• _Request_
Quote from the first line below through the line that contains "height=41pt,fill=yellow,right=0pt of n10]", both included, and leave the pictures out.

• _Information shown_
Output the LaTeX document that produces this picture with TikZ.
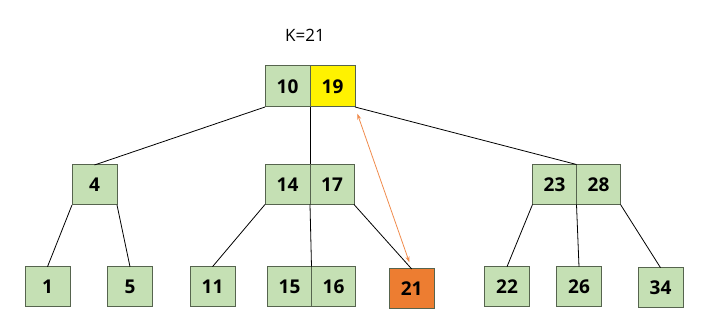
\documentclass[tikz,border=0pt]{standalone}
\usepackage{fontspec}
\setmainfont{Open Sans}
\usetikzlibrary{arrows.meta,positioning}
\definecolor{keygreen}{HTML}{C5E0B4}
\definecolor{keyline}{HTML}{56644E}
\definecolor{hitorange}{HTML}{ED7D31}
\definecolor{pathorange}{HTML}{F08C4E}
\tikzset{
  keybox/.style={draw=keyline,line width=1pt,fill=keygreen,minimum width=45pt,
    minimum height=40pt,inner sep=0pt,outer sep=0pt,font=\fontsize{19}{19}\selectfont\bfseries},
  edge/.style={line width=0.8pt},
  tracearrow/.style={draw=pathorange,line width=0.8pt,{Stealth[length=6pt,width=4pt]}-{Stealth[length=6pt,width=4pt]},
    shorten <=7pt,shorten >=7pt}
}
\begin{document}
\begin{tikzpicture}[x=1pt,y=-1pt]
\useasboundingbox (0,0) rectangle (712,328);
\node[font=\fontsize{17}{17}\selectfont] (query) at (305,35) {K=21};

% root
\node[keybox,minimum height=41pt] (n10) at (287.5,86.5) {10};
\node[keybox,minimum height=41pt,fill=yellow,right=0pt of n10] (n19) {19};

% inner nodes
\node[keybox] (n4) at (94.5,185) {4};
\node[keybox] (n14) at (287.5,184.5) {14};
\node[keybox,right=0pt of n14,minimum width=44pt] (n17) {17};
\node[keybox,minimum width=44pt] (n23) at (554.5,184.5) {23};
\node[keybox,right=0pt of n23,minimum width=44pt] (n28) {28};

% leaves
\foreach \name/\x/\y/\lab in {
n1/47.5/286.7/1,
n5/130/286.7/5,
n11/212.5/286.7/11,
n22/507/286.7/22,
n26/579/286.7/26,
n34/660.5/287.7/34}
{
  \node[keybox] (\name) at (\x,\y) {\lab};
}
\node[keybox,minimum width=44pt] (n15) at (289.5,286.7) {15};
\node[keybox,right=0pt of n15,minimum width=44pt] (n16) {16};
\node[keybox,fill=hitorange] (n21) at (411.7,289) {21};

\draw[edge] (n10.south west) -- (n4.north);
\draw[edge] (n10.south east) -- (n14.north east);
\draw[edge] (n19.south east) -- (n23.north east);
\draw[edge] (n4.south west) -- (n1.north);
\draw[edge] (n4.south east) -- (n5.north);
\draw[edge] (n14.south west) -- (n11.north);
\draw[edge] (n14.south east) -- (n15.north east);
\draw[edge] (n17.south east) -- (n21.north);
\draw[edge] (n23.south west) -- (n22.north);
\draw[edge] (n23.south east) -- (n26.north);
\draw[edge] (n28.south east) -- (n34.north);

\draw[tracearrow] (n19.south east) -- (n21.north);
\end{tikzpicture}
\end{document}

• _Solution to the exercise_
Output the LaTeX document that produces this picture with TikZ.
\documentclass[tikz,border=0pt]{standalone}
\usepackage{fontspec}
\setmainfont{Open Sans}
\usetikzlibrary{arrows.meta,positioning}
\definecolor{keygreen}{HTML}{C5E0B4}
\definecolor{keyline}{HTML}{56644E}
\definecolor{hitorange}{HTML}{ED7D31}
\definecolor{pathorange}{HTML}{F08C4E}
\tikzset{
  keybox/.style={draw=keyline,line width=1pt,fill=keygreen,minimum width=45pt,
    minimum height=40pt,inner sep=0pt,outer sep=0pt,font=\fontsize{19}{19}\selectfont\bfseries},
  edge/.style={line width=0.8pt},
  tracearrow/.style={draw=pathorange,line width=0.8pt,{Stealth[length=6pt,width=4pt]}-{Stealth[length=6pt,width=4pt]},
    shorten <=7pt,shorten >=7pt}
}
\begin{document}
\begin{tikzpicture}[x=1pt,y=-1pt]
\useasboundingbox (0,0) rectangle (712,328);
\node[font=\fontsize{17}{17}\selectfont] (query) at (305,35) {K=21};

% root
\node[keybox,minimum height=41pt] (n10) at (287.5,86.5) {10};
\node[keybox,minimum height=41pt,fill=yellow,right=0pt of n10] (n19) {19};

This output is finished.